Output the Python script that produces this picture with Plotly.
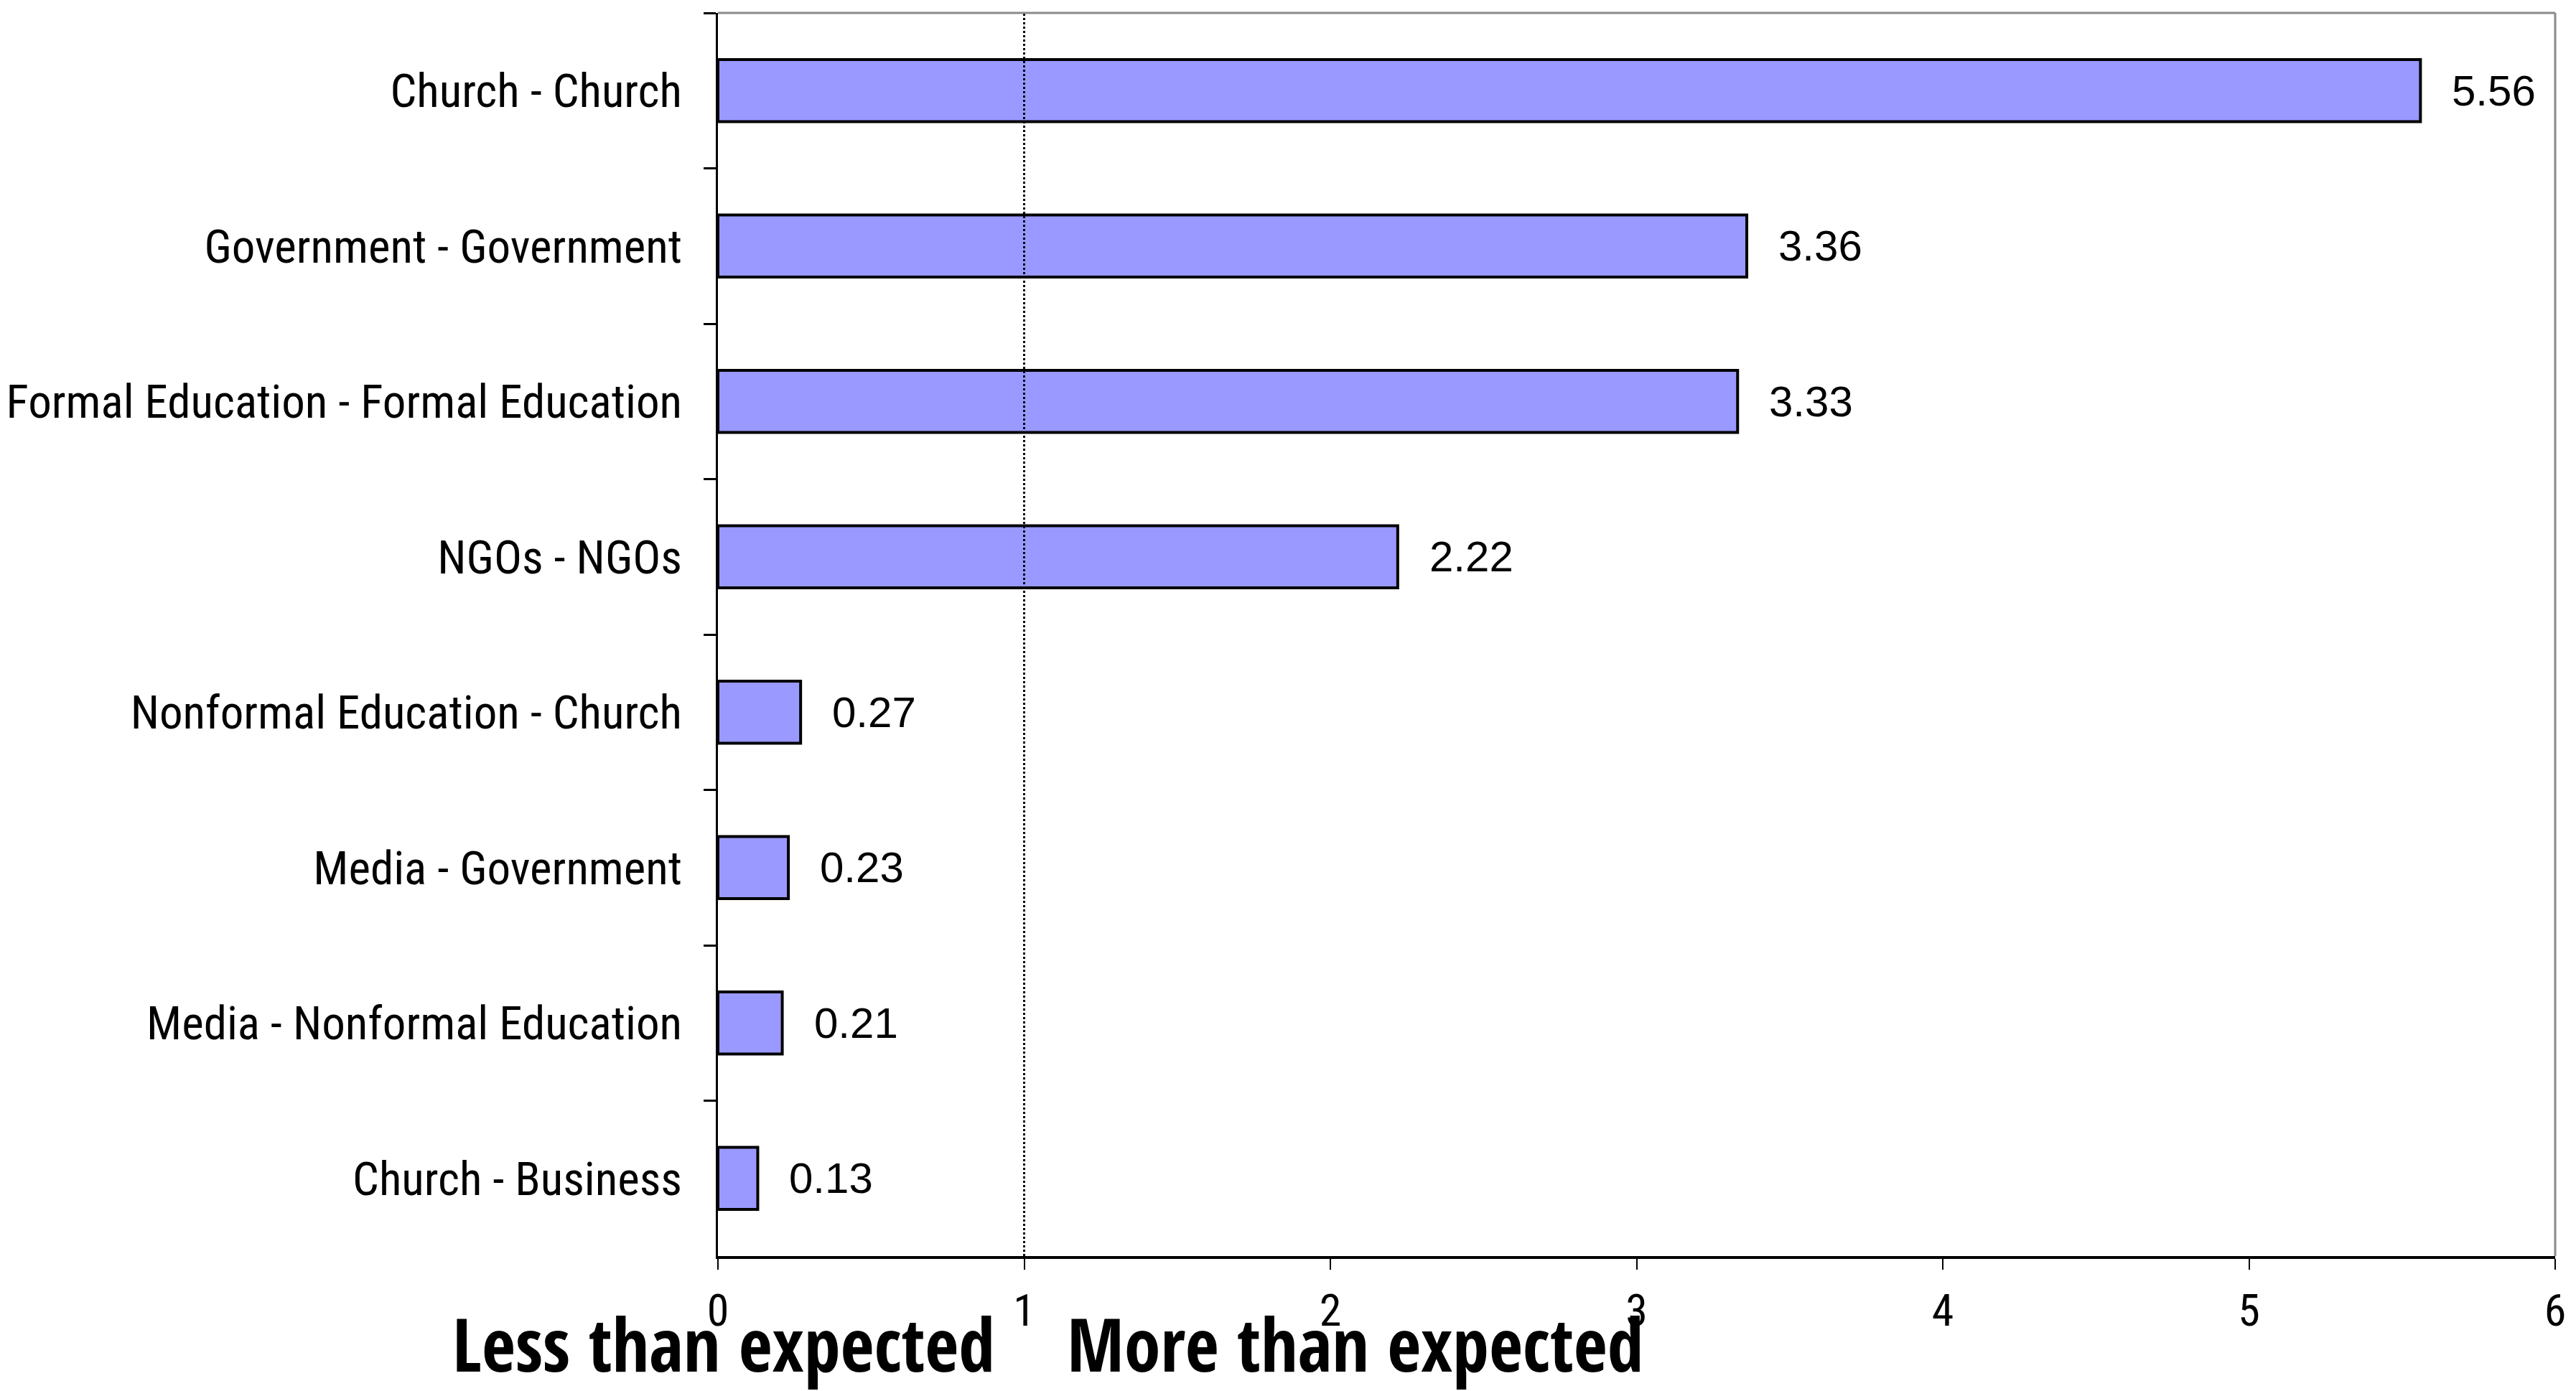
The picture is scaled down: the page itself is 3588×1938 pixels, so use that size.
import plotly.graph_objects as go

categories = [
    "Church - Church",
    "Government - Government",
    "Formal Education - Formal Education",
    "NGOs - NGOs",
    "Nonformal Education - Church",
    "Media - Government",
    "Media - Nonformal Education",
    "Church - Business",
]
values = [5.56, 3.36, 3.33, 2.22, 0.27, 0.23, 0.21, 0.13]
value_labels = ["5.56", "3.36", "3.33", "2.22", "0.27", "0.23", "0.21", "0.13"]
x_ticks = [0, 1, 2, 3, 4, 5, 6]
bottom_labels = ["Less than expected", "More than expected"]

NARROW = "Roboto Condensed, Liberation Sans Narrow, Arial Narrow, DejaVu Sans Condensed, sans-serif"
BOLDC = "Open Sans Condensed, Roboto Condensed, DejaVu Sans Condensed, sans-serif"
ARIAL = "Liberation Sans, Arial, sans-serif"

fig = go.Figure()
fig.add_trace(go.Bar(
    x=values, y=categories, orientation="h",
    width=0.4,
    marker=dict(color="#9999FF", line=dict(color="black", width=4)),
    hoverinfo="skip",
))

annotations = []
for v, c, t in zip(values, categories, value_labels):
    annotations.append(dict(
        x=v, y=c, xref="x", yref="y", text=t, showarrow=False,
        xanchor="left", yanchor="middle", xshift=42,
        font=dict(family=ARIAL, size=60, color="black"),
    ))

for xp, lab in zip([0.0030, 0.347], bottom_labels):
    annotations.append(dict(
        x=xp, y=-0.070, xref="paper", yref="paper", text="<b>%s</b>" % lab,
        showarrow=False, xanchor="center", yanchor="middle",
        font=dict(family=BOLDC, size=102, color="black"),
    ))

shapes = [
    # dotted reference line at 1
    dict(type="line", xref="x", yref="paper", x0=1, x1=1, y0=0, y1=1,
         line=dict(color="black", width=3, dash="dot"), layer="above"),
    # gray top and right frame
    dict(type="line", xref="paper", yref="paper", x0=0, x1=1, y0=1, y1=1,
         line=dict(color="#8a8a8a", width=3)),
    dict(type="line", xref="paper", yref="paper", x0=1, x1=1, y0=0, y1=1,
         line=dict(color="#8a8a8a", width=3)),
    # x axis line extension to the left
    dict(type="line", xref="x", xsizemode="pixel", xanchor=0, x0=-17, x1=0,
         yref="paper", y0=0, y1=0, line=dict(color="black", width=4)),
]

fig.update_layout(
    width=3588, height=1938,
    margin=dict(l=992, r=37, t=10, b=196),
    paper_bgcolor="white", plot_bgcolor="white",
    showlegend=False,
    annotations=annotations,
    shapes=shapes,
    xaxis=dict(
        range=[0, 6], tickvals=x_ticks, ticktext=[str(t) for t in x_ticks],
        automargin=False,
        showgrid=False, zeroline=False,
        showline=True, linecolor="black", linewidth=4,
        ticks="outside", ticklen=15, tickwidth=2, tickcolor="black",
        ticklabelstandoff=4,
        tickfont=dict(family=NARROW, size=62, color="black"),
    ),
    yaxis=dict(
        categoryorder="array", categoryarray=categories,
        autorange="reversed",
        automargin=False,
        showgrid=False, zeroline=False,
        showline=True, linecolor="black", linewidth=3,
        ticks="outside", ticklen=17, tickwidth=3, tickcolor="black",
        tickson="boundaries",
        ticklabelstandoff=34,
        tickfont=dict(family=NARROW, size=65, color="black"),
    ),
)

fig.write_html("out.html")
________________
_The task_.
Locate each line with the word "that" and copy it.

_Final answer_.
Output the Python script that produces this picture with Plotly.
The picture is scaled down: the page itself is 3588×1938 pixels, so use that size.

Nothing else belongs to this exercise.